= Shanxi Federation of Trade Unions =

The Shanxi Federation of Trade Unions (SFTU; 山西省总工会), is a provincial branch of the All-China Federation of Trade Unions (ACFTU).

== History ==
The Shanxi Federation of Trade Unions was officially established in November 1925 in Taiyuan amid labor unrest in Shanxi's coal mining and railway sectors. Its early activities stemmed from organizations like the Datong Coal Miners' Union in 1922, which led strikes against Japanese-controlled mines and warlord Yan Xishan's labor policies. During the Second Sino-Japanese War (1937–1945), the SFTU mobilized workers in guerrilla zones such as Wutai Mountain to disrupt Japanese coal supply lines, as documented in Shanxi's wartime resistance archives.
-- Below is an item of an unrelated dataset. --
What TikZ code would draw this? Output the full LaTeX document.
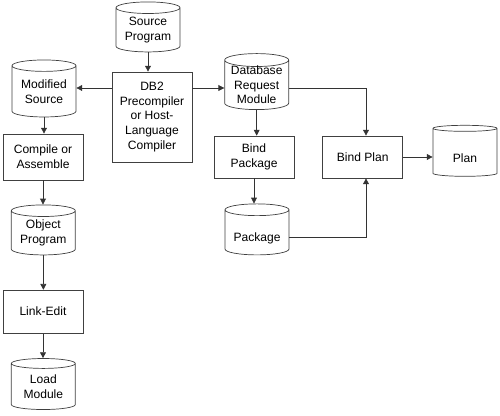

After 1949, the SFTU centralized labor management in state-owned heavy industries, notably overseeing the Taiyuan Iron and Steel Group (TISCO, founded 1950) and promoting Soviet-inspired "Model Worker" campaigns. During the 1980s economic reforms, it mediated conflicts in privatized coal mines and pushed for safety regulations following the Xinzhou Coal Mine Gas Explosion in 1991, aligning with national labor law reforms.